The race saw Brummy Nigel Mansell take his first checkered flag, making it a landmark race for petrolheads. It was also memorable as for me as Ayrton Senna was racing, with him starting on pole. Alain Prost secured the 1985 F1 World Championship by finishing in fourth position.
The footage is worth watching just to hear some of the old names in the commentary, with James Hunt and Murray Walker. Scroll through to about four minutes to see the start. You can see the snappers behind the tyre wall in the second camera position. Then scroll through to 15 minutes to hear the great commentary by Mr Walker, describing Michele Alboreto’s Ferrari lapping, then entering the pit lane in flames. It’s also interesting to see the pit crews, who are wearing nothing more fireproof than a T-shirt, and look as if they’ve just had their tea break interrupted.

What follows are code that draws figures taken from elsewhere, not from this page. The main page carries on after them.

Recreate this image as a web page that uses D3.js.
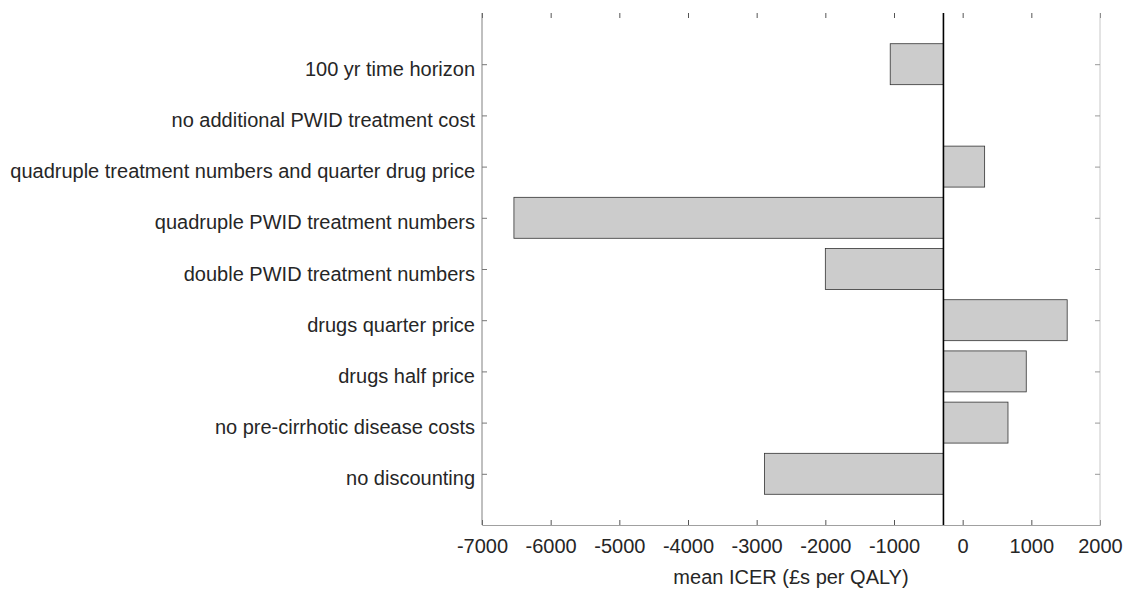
<!DOCTYPE html>
<html>
<head>
<meta charset="utf-8">
<script src="https://cdn.jsdelivr.net/npm/d3@7"></script>
<style>
  html, body { margin: 0; padding: 0; background: #fff; }
  svg { display: block; font-family: "Liberation Sans", Arial, sans-serif; }
</style>
</head>
<body>
<svg id="chart" width="1136" height="597"></svg>
<script>
const categories = [
  "100 yr time horizon",
  "no additional PWID treatment cost",
  "quadruple treatment numbers and quarter drug price",
  "quadruple PWID treatment numbers",
  "double PWID treatment numbers",
  "drugs quarter price",
  "drugs half price",
  "no pre-cirrhotic disease costs",
  "no discounting"
];
const baseCaseICER = -280;
const scenarioICER = [-1055, -280, 320, -6535, -2000, 1522, 926, 660, -2887];
const xTicks = [-7000, -6000, -5000, -4000, -3000, -2000, -1000, 0, 1000, 2000];
const xLabel = "mean ICER (£s per QALY)";

(function () {
const svg = d3.select("#chart");
const pL = 482, pR = 1100, pT = 13, pB = 525;
const x = d3.scaleLinear().domain([-7000, 2000]).range([pL, pR]);
const y = d3.scaleLinear().domain([0, categories.length + 1]).range([pT, pB]);
const barH = y(0.8) - y(0);
const textColor = "#262626";
const fs = 20;

// bars
svg.append("g").selectAll("rect").data(scenarioICER).join("rect")
  .attr("x", d => x(Math.min(d, baseCaseICER)))
  .attr("width", d => Math.abs(x(d) - x(baseCaseICER)))
  .attr("y", (d, i) => y(i + 1) - barH / 2)
  .attr("height", barH)
  .attr("fill", "#cccccc")
  .attr("stroke", d => d === baseCaseICER ? "none" : "#333")
  .attr("stroke-width", 0.8);

// bottom axis
const gx = svg.append("g").attr("transform", `translate(0,${pB})`)
  .call(d3.axisBottom(x).tickValues(xTicks).tickSize(-5).tickPadding(14).tickFormat(d3.format("d")));
gx.select(".domain").attr("stroke", "#a0a0a0");
gx.selectAll(".tick line").attr("stroke", "#555");
gx.selectAll(".tick text").attr("fill", textColor).attr("font-size", fs)
  .attr("font-family", "Liberation Sans, Arial, sans-serif").text(d => d < 0 ? "-" + Math.abs(d) : d);

// top ticks (no line)
const gt = svg.append("g").attr("transform", `translate(0,${pT})`)
  .call(d3.axisTop(x).tickValues(xTicks).tickSize(-5).tickFormat(""));
gt.select(".domain").remove();
gt.selectAll(".tick line").attr("stroke", "#555");

// left axis
const gy = svg.append("g").attr("transform", `translate(${pL},0)`)
  .call(d3.axisLeft(y).tickValues(d3.range(1, categories.length + 1)).tickSize(-5).tickPadding(7)
    .tickFormat(d => categories[d - 1]));
gy.select(".domain").attr("stroke", "#808080").attr("d", `M0,${pT}V${pB}`);
gy.selectAll(".tick line").attr("stroke", "#777");
gy.selectAll(".tick text").attr("fill", textColor).attr("font-size", fs)
  .attr("font-family", "Liberation Sans, Arial, sans-serif").attr("dy", "0.55em");

// right axis
const gr = svg.append("g").attr("transform", `translate(${pR},0)`)
  .call(d3.axisRight(y).tickValues(d3.range(1, categories.length + 1)).tickSize(-5).tickFormat(""));
gr.select(".domain").attr("stroke", "#c8c8c8").attr("d", `M0,${pT}V${pB}`);
gr.selectAll(".tick line").attr("stroke", "#999");

// base case line
svg.append("line")
  .attr("x1", x(baseCaseICER)).attr("x2", x(baseCaseICER))
  .attr("y1", pT).attr("y2", pB)
  .attr("stroke", "#000").attr("stroke-width", 1.6);

// x label
svg.append("text")
  .attr("x", (pL + pR) / 2).attr("y", 584)
  .attr("text-anchor", "middle")
  .attr("fill", textColor).attr("font-size", fs)
  .text(xLabel);
})();
</script>
</body>
</html>
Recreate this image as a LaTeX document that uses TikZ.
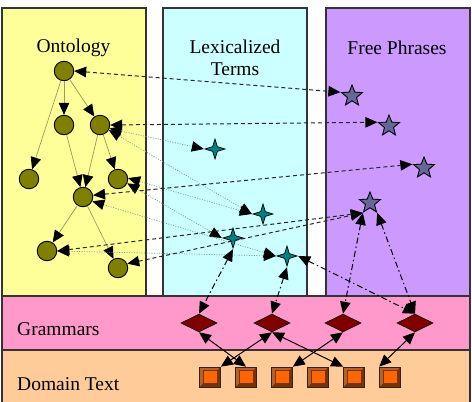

The support races are always worth a look. Often with slightly less experienced drivers, the action can be quite dramatic. I was talking to a group of marshalls the day before, watching a Renault Alpine race, when I was suddenly aware that they were no longer standing next to me. Not only were they not there, they had jumped into a dip in the ground, and were screaming at me, to get f*** out of it. A car was running wide, and it took off, ploughing into the tyre barrier next to me. One very early lesson – if the marshalls run, so do you. The photos are full frame so it was closer than one would have liked. No idea who this unfortunate fellow was, but he emerged unscathed, with only a dented ego – and possibly without a contract the following season!